June 28 | comments icon 0 COMMENTS     print icon print


Searching for the path laid out by the Lord

As Scotland welcomes the first of ten men to become priests this year, Fr Jamie McMorrin reflects on his own journey to the priesthood

A few days ago, I celebrated the third anniversary of my ordination to the priesthood. At risk of being accused of having a ‘Messiah complex,’ I note with some trepidation that our Lord, at aged 33 and after three years of ministry, had already ‘accomplished all that the Father had given him to do.’ I can’t help but feel that, by comparison, I’ve been rather wasting my time.

Indeed, an elderly priest, celebrating his own anniversary of ordination, said that the best way to mark such a milestone was with a good act of contrition. Helpful advice! But also, surely, with prayers of thanksgiving for all the blessings received during the past year, and for all the blessings bestowed by God to others through the priesthood which is his undeserved gift to me.

By happy coincidence, I also usually celebrate my anniversary by attending other ordinations, which often take place around this time of year.

Hearing others, some of them very dear friends, make the promises of the priesthood is a further opportunity to renew my own commitment, and the joy of welcoming them into the great priestly brotherhood raises our friendship to a new and more intimate bond of connection.

The day of my own ordination passed in a bit of a blur, to be honest. That morning, I remember taking the dog for a walk along the beach in Kinghorn, where I had grown up, and looking across the water to Edinburgh, where the ordination was to take place. I remember reflecting, that morning, on the various Gospel scenes that took place on a different seashore: the calling of the fishermen apostles, the miraculous catch of fish and the protestations of unworthiness, and the question that gets to the heart of discipleship and which covers over a multitude of sins: ‘Do you love me?’

When the time came, I vested for the ordination in the dining room of the cathedral house: by strange coincidence the same room where now, three years later, I usually hold most of my meetings with parishioners.

The chancellor stopped by to deliver some pieces of official paperwork: a pagella of priestly faculties giving me permission, among other things, to preach and celebrate the Sacraments, my official appointment as curate in Falkirk and, to my surprise, a blank form on which I was to give details of my funeral arrangements. If I had needed a reminder that I was getting ready to lay down my life for the Lord, this was surely it.

By this time, my phone was frantically buzzing with calls and texts from family members and friends stuck in a traffic jam in the suburbs of Edinburgh, after one of the roads had flooded. My mum was in tears, my dad was shouting instructions (of varying degrees of helpfulness) to my sister who was driving, while my brother-in-law (only recently engaged) was beginning to wonder what he was getting himself into.

Thankfully, the ordination was only slightly delayed and the coaches from Fife emerged from the flood, and unloaded the slightly bedraggled guests into the cathedral, two-by-two (hurrah!).

The ordination itself was beautiful, peaceful and joyful. A Franciscan bishop who had been my professor in seminary, had told me that everything I needed to understand about my priesthood would be contained, at least in nucleus, in the ordination Mass.

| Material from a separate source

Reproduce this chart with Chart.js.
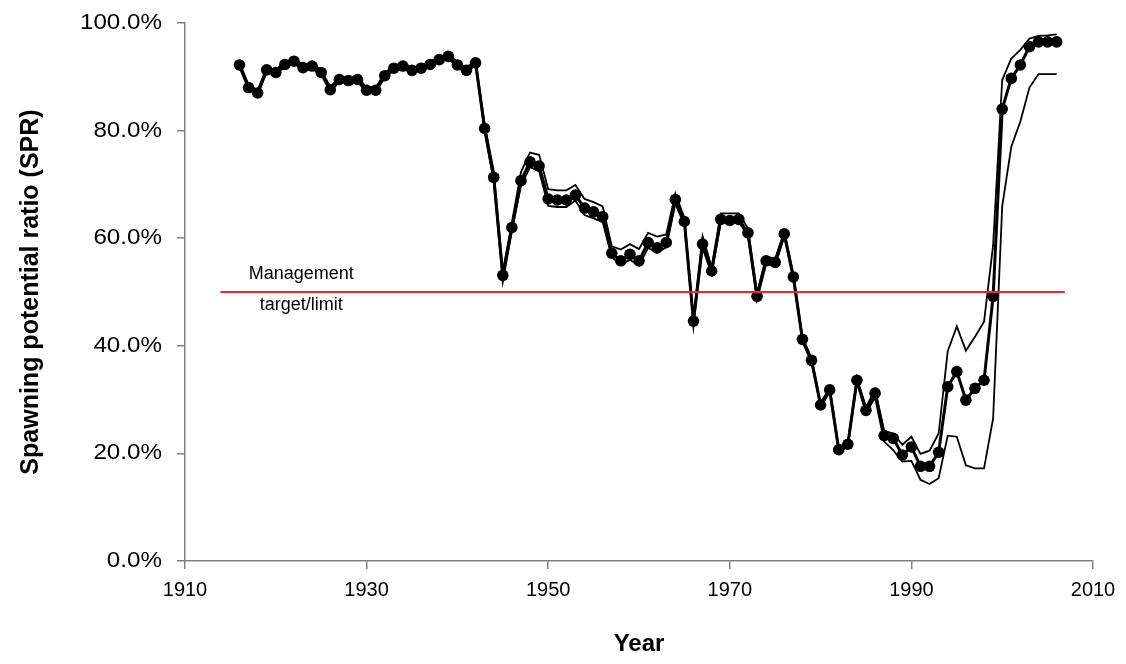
<!DOCTYPE html>
<html>
<head>
<meta charset="utf-8">
<script src="https://cdn.jsdelivr.net/npm/chart.js@4.4.1/dist/chart.umd.min.js"></script>
<style>
html,body{margin:0;padding:0;background:#fff;}
canvas{display:block;}
</style>
</head>
<body>
<canvas id="c" width="1126" height="664"></canvas>
<script>
const years = [1916,1917,1918,1919,1920,1921,1922,1923,1924,1925,
1926,1927,1928,1929,1930,1931,1932,1933,1934,1935,
1936,1937,1938,1939,1940,1941,1942,1943,1944,1945,
1946,1947,1948,1949,1950,1951,1952,1953,1954,1955,
1956,1957,1958,1959,1960,1961,1962,1963,1964,1965,
1966,1967,1968,1969,1970,1971,1972,1973,1974,1975,
1976,1977,1978,1979,1980,1981,1982,1983,1984,1985,
1986,1987,1988,1989,1990,1991,1992,1993,1994,1995,
1996,1997,1998,1999,2000,2001,2002,2003,2004,2005,2006];

const sprEstimate = [92.2,88.0,87.0,91.3,90.8,92.3,92.9,91.7,92.0,90.8,
87.6,89.5,89.3,89.5,87.5,87.5,90.2,91.6,92.0,91.2,
91.6,92.3,93.2,93.8,92.2,91.2,92.6,80.4,71.3,53.1,
62.0,70.7,74.2,73.4,67.3,67.1,67.1,68.0,65.6,64.9,
64.0,57.2,55.8,57.0,55.8,59.2,58.2,59.2,67.2,63.1,
44.6,58.9,53.9,63.5,63.3,63.5,61.0,49.2,55.8,55.5,
60.8,52.8,41.2,37.3,29.0,31.8,20.7,21.7,33.6,28.0,
31.2,23.3,22.8,19.7,21.2,17.6,17.6,20.2,32.4,35.2,
29.9,32.1,33.6,49.2,84.0,89.7,92.2,95.6,96.5,96.5,96.5];

const sprUpper = [92.7,88.5,87.5,91.8,91.3,92.8,93.4,92.2,92.5,91.3,
88.1,90.0,89.8,90.0,88.0,88.0,90.7,92.1,92.5,91.7,
92.1,92.8,93.7,94.3,92.7,91.7,93.1,81.2,72.5,53.8,
62.9,72.3,75.9,75.5,69.1,68.9,68.9,69.9,67.3,66.7,
65.9,58.5,57.9,58.9,58.0,61.0,60.3,60.7,68.3,63.8,
45.2,60.4,54.6,64.6,64.6,64.6,61.8,49.8,56.6,56.2,
61.3,53.3,41.6,37.7,29.4,32.2,21.1,22.1,34.0,28.6,
31.9,24.2,23.7,21.6,23.1,19.9,20.5,23.7,39.0,43.6,
39.1,41.7,44.5,58.7,89.4,93.4,95.0,97.1,97.6,97.7,97.9];

const sprLower = [91.8,87.6,86.6,90.9,90.4,91.9,92.5,91.3,91.6,90.4,
87.2,89.1,88.9,89.1,87.1,87.1,89.8,91.2,91.6,90.8,
91.2,91.9,92.8,93.4,91.8,90.8,92.2,79.8,70.6,51.9,
61.3,69.8,73.2,72.5,66.0,65.8,65.8,67.0,64.3,63.7,
63.0,56.5,55.0,56.0,54.9,58.2,57.3,58.3,66.4,62.5,
44.0,58.2,53.3,63.0,62.9,63.0,60.4,48.6,55.2,54.9,
60.3,52.3,40.8,36.9,28.6,31.4,20.3,21.3,33.2,27.5,
30.4,22.2,20.6,18.5,18.6,15.1,14.3,15.4,23.3,23.1,
17.8,17.2,17.2,26.5,65.9,77.0,81.7,88.0,90.5,90.5,90.5];

const targetLevel = 50;
const targetSpan = [1913.9, 2006.9];
const targetLabel = ['Management', 'target/limit'];

const xTicks = [1910,1930,1950,1970,1990,2010];
const yTickLabels = ['0.0%','20.0%','40.0%','60.0%','80.0%','100.0%'];
const yTickValues = [0,20,40,60,80,100];

const FONT = '"Liberation Sans", Arial, Helvetica, sans-serif';

function pts(vals){ return years.map((y,i)=>({x:y, y:vals[i]})); }

const labelPlugin = {
  id: 'targetLabel',
  afterDatasetsDraw(chart){
    const {ctx, scales} = chart;
    const x = scales.x.getPixelForValue(1922.8);
    const y = scales.y.getPixelForValue(targetLevel);
    ctx.save();
    ctx.font = '18px ' + FONT;
    ctx.fillStyle = '#000';
    ctx.textAlign = 'center';
    ctx.textBaseline = 'middle';
    ctx.fillText(targetLabel[0], x, y - 18);
    ctx.fillText(targetLabel[1], x, y + 13);
    ctx.restore();
  }
};

// y tick labels drawn slightly wider, as in the reference
const yLabelPlugin = {
  id: 'yLabels',
  afterDraw(chart){
    const {ctx, scales} = chart;
    const sy = scales.y;
    const right = sy.right - 8 - 15;
    ctx.save();
    ctx.font = '22px ' + FONT;
    ctx.fillStyle = '#000';
    ctx.textAlign = 'right';
    ctx.textBaseline = 'middle';
    yTickValues.forEach((v, i) => {
      const py = sy.getPixelForValue(v);
      ctx.save();
      ctx.translate(right, py);
      ctx.scale(1.1, 1);
      ctx.fillText(yTickLabels[i], 0, 0);
      ctx.restore();
    });
    ctx.restore();
  }
};

new Chart(document.getElementById('c'), {
  type: 'line',
  data: {
    datasets: [
      {
        label: 'Target',
        data: [{x: targetSpan[0], y: targetLevel}, {x: targetSpan[1], y: targetLevel}],
        borderColor: '#ff2020',
        borderWidth: 1.8,
        pointRadius: 0,
        fill: false,
        order: 0
      },
      {
        label: 'Estimate',
        data: pts(sprEstimate),
        borderColor: '#000',
        backgroundColor: '#000',
        borderWidth: 3,
        pointRadius: 5.8,
        pointBorderWidth: 0,
        pointBackgroundColor: '#000',
        fill: false,
        order: 1
      },
      {
        label: 'Upper',
        data: pts(sprUpper),
        borderColor: '#000',
        borderWidth: 1.8,
        pointRadius: 0,
        fill: false,
        order: 2
      },
      {
        label: 'Lower',
        data: pts(sprLower),
        borderColor: '#000',
        borderWidth: 1.8,
        pointRadius: 0,
        fill: false,
        order: 2
      }
    ]
  },
  options: {
    responsive: false,
    animation: false,
    events: [],
    layout: { padding: { left: 0, top: 23, right: 33, bottom: 0 } },
    plugins: { legend: { display: false }, tooltip: { enabled: false } },
    scales: {
      x: {
        type: 'linear',
        min: 1910, max: 2010,
        afterFit(s){ s.height = 103; },
        afterBuildTicks(s){ s.ticks = xTicks.map(v=>({value:v})); },
        ticks: {
          color: '#000',
          font: { family: FONT, size: 20 },
          padding: 9,
          maxRotation: 0,
          callback: v => String(v)
        },
        grid: { drawOnChartArea: false, drawTicks: true, tickLength: 8, color: '#808080', lineWidth: 1.5 },
        border: { display: true, color: '#808080', width: 1.5 },
        title: {
          display: true, text: 'Year', color: '#000',
          font: { family: FONT, size: 24, weight: 'bold' },
          padding: { top: 0, bottom: 5 }
        }
      },
      y: {
        type: 'linear',
        min: 0, max: 100,
        afterFit(s){ s.width = 185; },
        afterBuildTicks(s){ s.ticks = yTickValues.map(v=>({value:v})); },
        ticks: {
          display: false,
          color: '#000',
          font: { family: FONT, size: 20 },
          padding: 14,
          callback: (v) => yTickLabels[yTickValues.indexOf(v)]
        },
        grid: { drawOnChartArea: false, drawTicks: true, tickLength: 8, color: '#808080', lineWidth: 1.5 },
        border: { display: true, color: '#808080', width: 1.5 },
        title: {
          display: true, text: 'Spawning potential ratio (SPR)', color: '#000',
          font: { family: FONT, size: 25, weight: 'bold' },
          padding: { top: 16, bottom: 0 }
        }
      }
    }
  },
  plugins: [labelPlugin, yLabelPlugin]
});
</script>
</body>
</html>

The love and support not only of my friends and family, but of my archbishop, my brother priests and all God’s holy, faithful people; the priestly promises which give a definitive and yet liberating structure to my life and my ministry; the climactic, silent outpouring of the Holy Spirit through the laying on of Apostolic hands and, above all, the celebration of the Holy Eucharist, the mystical celebration of the great act of Christ’s own priesthood.

It’s not been an easy three years, but I’m tremendously grateful to God for calling me to serve him in this way. I give thanks for the blessings his kindness has bestowed upon me, I ask his forgiveness for the mistakes I’ve made, and I look forward to whatever his providence has in store for me in the years (hopefully many!) that still lie ahead.

So, best wishes and congratulations to all of those who have just been ordained and to all those who will be ordained in the coming weeks. To all of those who celebrate anniversaries of ordination around this time, ad multos annos! Here’s to many more years!

And may anyone reading these words and wondering if God might be calling him to the priesthood be given the light to see the path the Lord has marked out for him and the courage to step out boldly, so as one day to stand before the altar and say his own joyful, generous ‘yes’ to serve the Lord and his Church as a priest.